Boundary Fluidity. Adaptive teams can move both horizontally across roles and vertically to connect with the next level of leadership down from them. Team members can play out of position and pinch-hit for others at a moment’s notice, regardless of their role or how long they have been on the team. An operations person can oversee a human resources initiative, for instance. This role fluidity strengthens the bonds among team members. Also, team members do not see themselves as “masters of the universe” whose physical distance and behavioral norms somehow disconnect them from the organization. Senior-level leaders build a “neural network” of frequent conversations with the next level of managers down, exchanging more accurate information and establishing the trust necessary when a company needs to rapidly move in a new direction.
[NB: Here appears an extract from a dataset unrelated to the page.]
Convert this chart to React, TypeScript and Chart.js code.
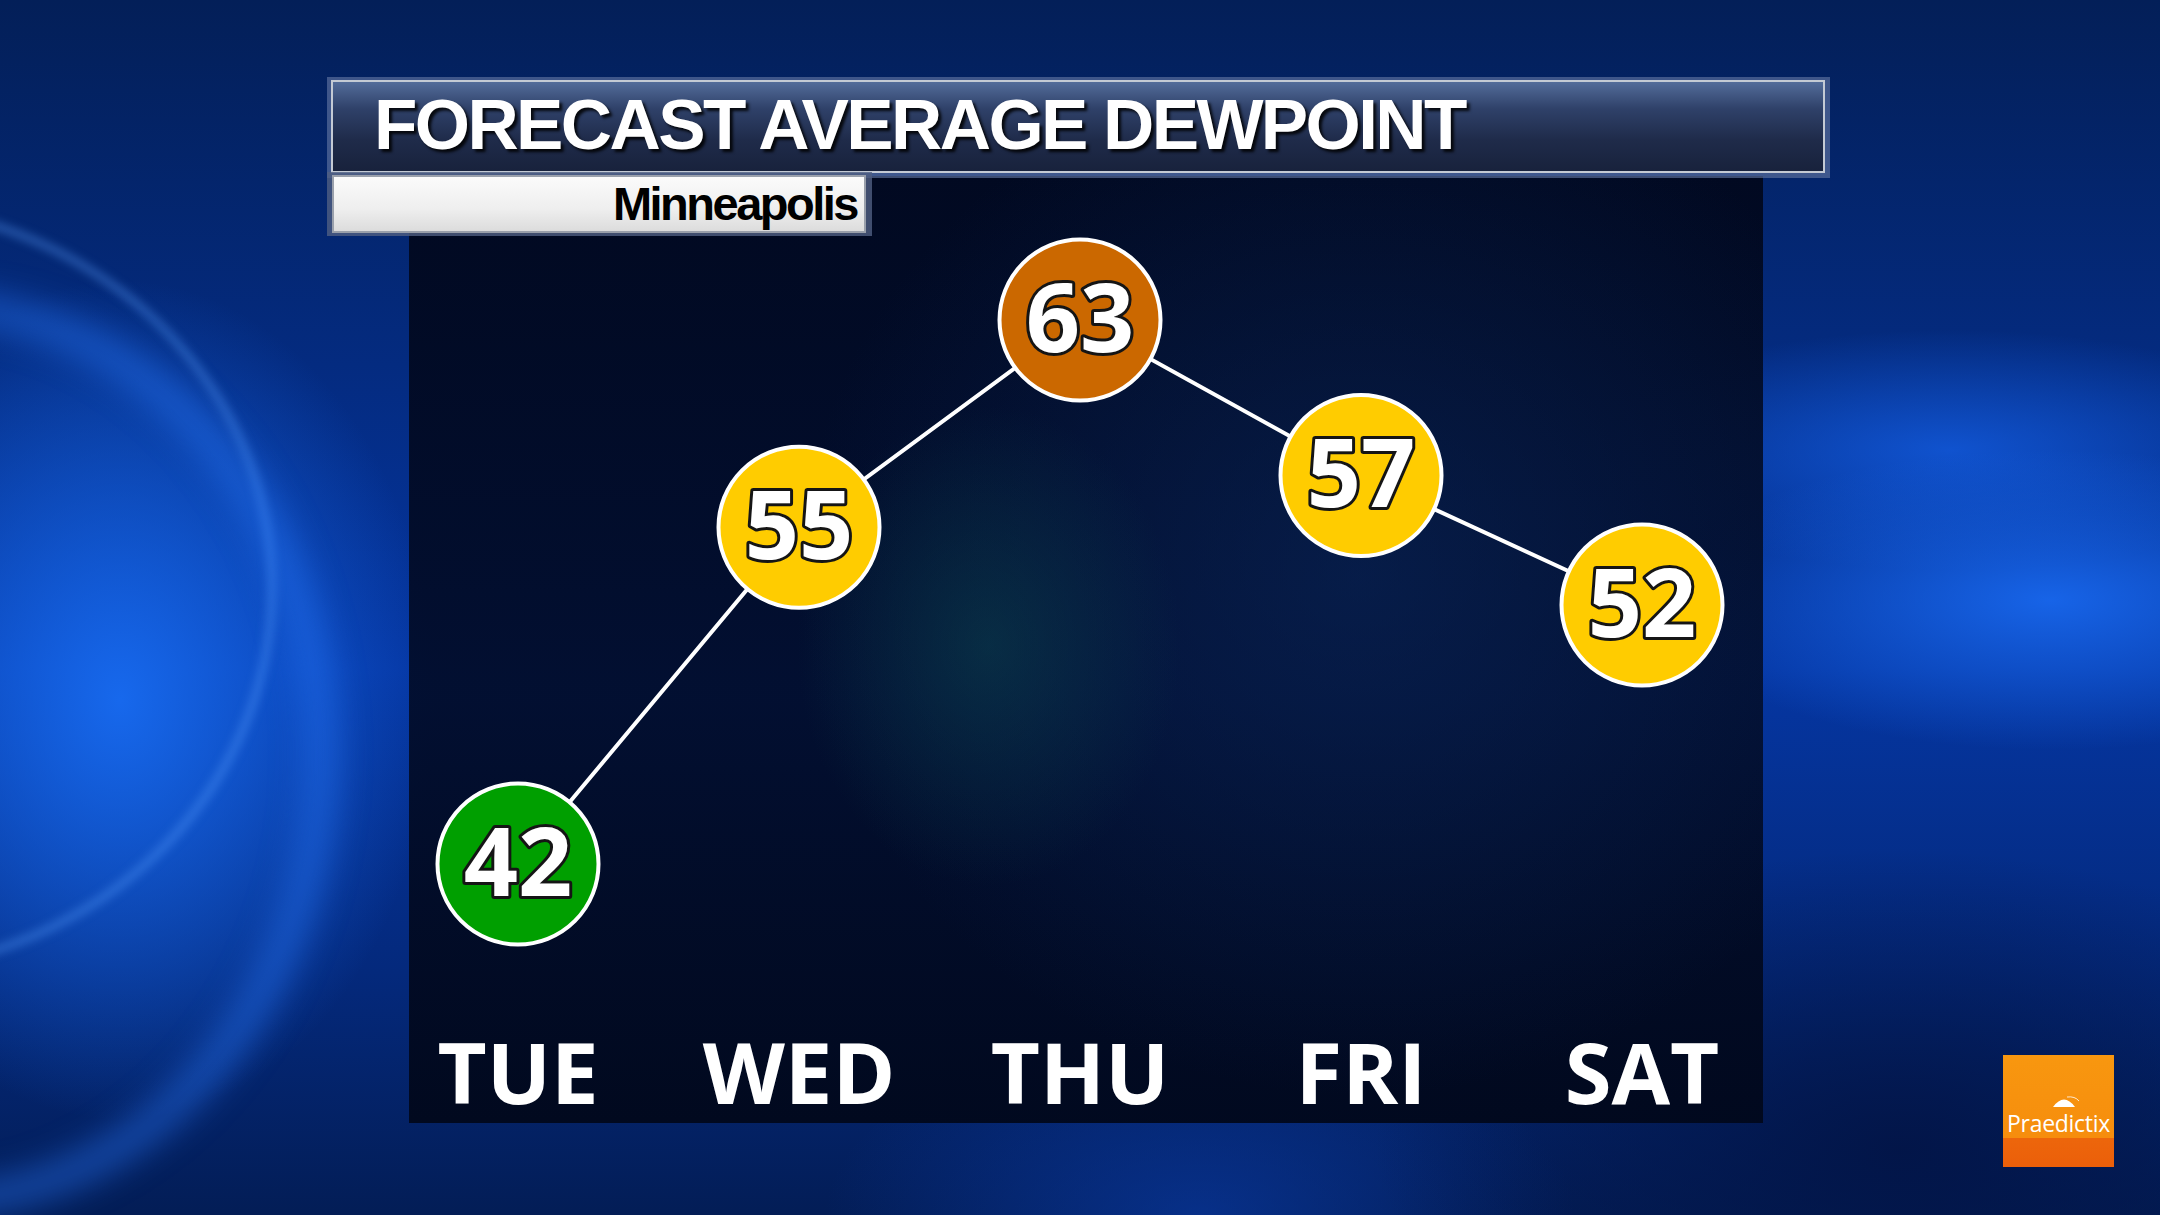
import React, { useEffect, useRef } from "react";
import { Chart, registerables } from "chart.js";

Chart.register(...registerables);

// ---- data ----
const days: string[] = ["TUE", "WED", "THU", "FRI", "SAT"];
const dewpoints: number[] = [42, 55, 63, 57, 52];
const pointColors: string[] = ["#009f00", "#ffcc00", "#cb6800", "#ffcc00", "#ffcc00"];
const yMin = 36;
const yMax = 68;
const titleText = "FORECAST AVERAGE DEWPOINT";
const subtitleText = "Minneapolis";
const logoText = "Praedictix";

const valueLabels = {
  id: "valueLabels",
  afterDatasetsDraw(chart: any) {
    const ctx = chart.ctx as CanvasRenderingContext2D;
    const meta = chart.getDatasetMeta(0);
    ctx.save();
    ctx.font = "bold 95px 'Open Sans'";
    ctx.textAlign = "center";
    ctx.textBaseline = "alphabetic";
    ctx.lineJoin = "round";
    meta.data.forEach((pt: any, i: number) => {
      const txt = String(dewpoints[i]);
      ctx.lineWidth = 6;
      ctx.strokeStyle = "#151515";
      ctx.strokeText(txt, pt.x, pt.y + 32);
      ctx.fillStyle = "#ffffff";
      ctx.fillText(txt, pt.x, pt.y + 32);
    });
    ctx.restore();
  },
};

function DewpointChart() {
  const ref = useRef<HTMLCanvasElement | null>(null);
  useEffect(() => {
    if (!ref.current) return;
    const chart = new Chart(ref.current, {
      type: "line",
      data: {
        labels: days,
        datasets: [
          {
            data: dewpoints,
            borderColor: "#ffffff",
            borderWidth: 4,
            pointRadius: 80.5,
            pointHoverRadius: 80.5,
            pointBorderWidth: 4,
            pointHoverBorderWidth: 4,
            pointBorderColor: "#ffffff",
            pointBackgroundColor: pointColors,
            pointHoverBackgroundColor: pointColors,
            tension: 0,
            fill: false,
            clip: false,
          } as any,
        ],
      },
      options: {
        animation: false,
        responsive: false,
        events: [],
        layout: { padding: { left: 518, right: 518, top: 190.5, bottom: 0 } },
        plugins: {
          legend: { display: false },
          tooltip: { enabled: false },
          title: { display: false },
        },
        scales: {
          x: {
            type: "category",
            offset: false,
            grid: { display: false, drawTicks: false },
            border: { display: false },
            ticks: {
              color: "#ffffff",
              font: { family: "'Open Sans'", weight: "bold", size: 85 },
              padding: 9,
              maxRotation: 0,
              autoSkip: false,
            },
            afterFit: (s: any) => {
              s.height = 195.6;
            },
          },
          y: {
            type: "linear",
            display: false,
            min: yMin,
            max: yMax,
          },
        },
      },
      plugins: [valueLabels],
    });
    return () => chart.destroy();
  }, []);
  return (
    <canvas
      ref={ref}
      width={2160}
      height={1215}
      style={{ position: "absolute", left: 0, top: 0, width: 2160, height: 1215 }}
    />
  );
}

export default function App() {
  return (
    <div
      style={{
        position: "fixed",
        left: 0,
        top: 0,
        width: 2160,
        height: 1215,
        overflow: "hidden",
        background:
          "radial-gradient(ellipse 420px 560px at 120px 700px, rgba(25,110,245,0.9), rgba(25,110,245,0) 75%)," +
          "radial-gradient(ellipse 520px 200px at 2050px 600px, rgba(25,105,240,0.9), rgba(25,105,240,0) 75%)," +
          "radial-gradient(ellipse 500px 160px at 1950px 450px, rgba(20,95,230,0.75), rgba(20,95,230,0) 75%)," +
          "radial-gradient(ellipse 700px 400px at 1900px 1150px, rgba(2,20,70,0.9), rgba(2,20,70,0) 75%)," +
          "radial-gradient(ellipse 500px 250px at 1200px 1215px, rgba(10,60,170,0.6), rgba(10,60,170,0) 75%)," +
          "linear-gradient(180deg, #031f58 0%, #042b80 30%, #0536a2 55%, #04297c 80%, #031d56 100%)",
        fontFamily: "'Liberation Sans', Arial, sans-serif",
      }}
    >
      {/* swirl arcs */}
      <div
        style={{
          position: "absolute",
          left: -560,
          top: 200,
          width: 820,
          height: 760,
          borderRadius: "50%",
          border: "8px solid rgba(90,160,255,0.4)",
          filter: "blur(5px)",
        }}
      />
      <div
        style={{
          position: "absolute",
          left: -470,
          top: 290,
          width: 740,
          height: 860,
          borderRadius: "50%",
          border: "34px solid rgba(40,120,250,0.45)",
          filter: "blur(16px)",
        }}
      />
      {/* panel */}
      <div
        style={{
          position: "absolute",
          left: 409,
          top: 176,
          width: 1354,
          height: 947,
          background:
            "radial-gradient(ellipse 240px 300px at 580px 470px, rgba(12,70,80,0.5), rgba(12,70,80,0) 80%)," +
            "radial-gradient(ellipse 700px 650px at 950px 400px, rgba(10,40,95,0.55), rgba(10,40,95,0) 80%)," +
            "linear-gradient(180deg, rgba(1,8,30,0.96) 0%, rgba(2,12,40,0.92) 55%, rgba(1,8,28,0.96) 100%)",
        }}
      />
      {/* title bar */}
      <div
        style={{
          position: "absolute",
          left: 327,
          top: 77,
          width: 1503,
          height: 101,
          background: "rgba(95,115,160,0.65)",
        }}
      />
      <div
        style={{
          position: "absolute",
          left: 331,
          top: 80,
          width: 1490,
          height: 89,
          border: "2px solid #c4cad4",
          background: "linear-gradient(180deg, #536c9a 0%, #2f4169 30%, #1f2b4a 65%, #18223c 100%)",
        }}
      />
      <div
        style={{
          position: "absolute",
          left: 374,
          top: 89,
          fontSize: 71,
          lineHeight: 1,
          fontWeight: "bold",
          letterSpacing: "-2.6px",
          color: "#ffffff",
          whiteSpace: "nowrap",
          textShadow: "3px 3px 3px rgba(0,0,0,0.85)",
        }}
      >
        {titleText}
      </div>
      {/* subtitle box */}
      <div
        style={{
          position: "absolute",
          left: 327,
          top: 172,
          width: 545,
          height: 64,
          background: "rgba(80,95,130,0.8)",
        }}
      />
      <div
        style={{
          position: "absolute",
          left: 332,
          top: 175,
          width: 530,
          height: 54,
          border: "2px solid #9aa0ab",
          background: "linear-gradient(180deg, #fbfbfb 0%, #eeeeee 60%, #dcdcdc 100%)",
        }}
      />
      <div
        style={{
          position: "absolute",
          right: 2160 - 857,
          top: 180,
          fontSize: 47,
          lineHeight: 1,
          fontWeight: "bold",
          letterSpacing: "-2.5px",
          color: "#000000",
          whiteSpace: "nowrap",
        }}
      >
        {subtitleText}
      </div>
      <DewpointChart />
      {/* logo */}
      <div
        style={{
          position: "absolute",
          left: 2003,
          top: 1055,
          width: 111,
          height: 112,
          background: "linear-gradient(180deg, #f8970f 0%, #f68d0d 74%, #ed660b 74%, #eb5f0a 100%)",
        }}
      >
        <svg
          width={28}
          height={13}
          viewBox="0 0 28 13"
          style={{ position: "absolute", left: 49, top: 41 }}
        >
          <path d="M1 11 Q 12 -4 23 11 Z" fill="#ffffff" />
          <path d="M15 1 Q 23 0 27 5" stroke="#ffffff" strokeWidth={0.8} fill="none" />
        </svg>
        <div
          style={{
            position: "absolute",
            left: 0,
            width: 111,
            top: 54,
            textAlign: "center",
            fontFamily: "'Open Sans', sans-serif",
            fontSize: 23,
            lineHeight: "28px",
            color: "#ffffff",
            letterSpacing: "-0.3px",
          }}
        >
          {logoText}
        </div>
      </div>
    </div>
  );
}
“The feeling that people have your back is a fabulous thing,” said an executive at an investment company. “This truly is a sense of comfort and confidence.” Only about half the leadership teams studied discussed boundary fluidity as an adaptive trait, however, showing that it takes practice to make this part of the leadership DNA.

What Do Adaptive Team Leaders Do Differently?

While the leadership teams in the study displayed varying degrees of shared leadership, in the most adaptive teams, the CEO plays a distinctive role in creating the team context for adaptation. These top leaders are prescient enough to know what their teams need to succeed. And they go beyond the basics to more thoughtfully use their authority and influence. “My role is about destination- and standard setting, not about dictating how everything happens,” said the division leader of a financial services company.

Recent neuroscientific research shows that learning new things activates the most energy-intensive part of the brain. Adaptive leaders understand this intuitively and are therefore dedicated to identifying and employing the most effective approaches to driving organizational learning and change. They enable people to solve problems on their own as well, and reward accomplishment with autonomy, giving individuals a way to engage in additional independent problem-solving in the future. Furthermore, the more discerning CEOs excel at practices that create a team context for successful adaptation. (See Exhibit 2 below.)

To increase the level of adaptation within a leadership team and throughout the organization, adaptive leaders can take the following steps.

  • Reinforce the teamwork basics. Is your team exhibiting the basic elements of a high-performing team? These skills are the table stakes necessary to place bigger bets.
  • Reflect on your relationships with each team member. Are those relationships based on empathy and mutual respect—especially among those who are most different from you?
  • Assess your team’s performance on the five adaptive traits. You can measure your team either through a conversation within your leadership team or by taking BCG’s Adaptive Leadership Teams Survey (send an e-mail to altsurvey@bcg.com for more information).

Ultimately, to create competitive advantage, companies—and the senior teams that run them—require a level of adaptation that a top leader cannot accomplish alone. Leaders who understand this reality can take specific steps to enhance their ability to create teams that adapt appropriately to any business context.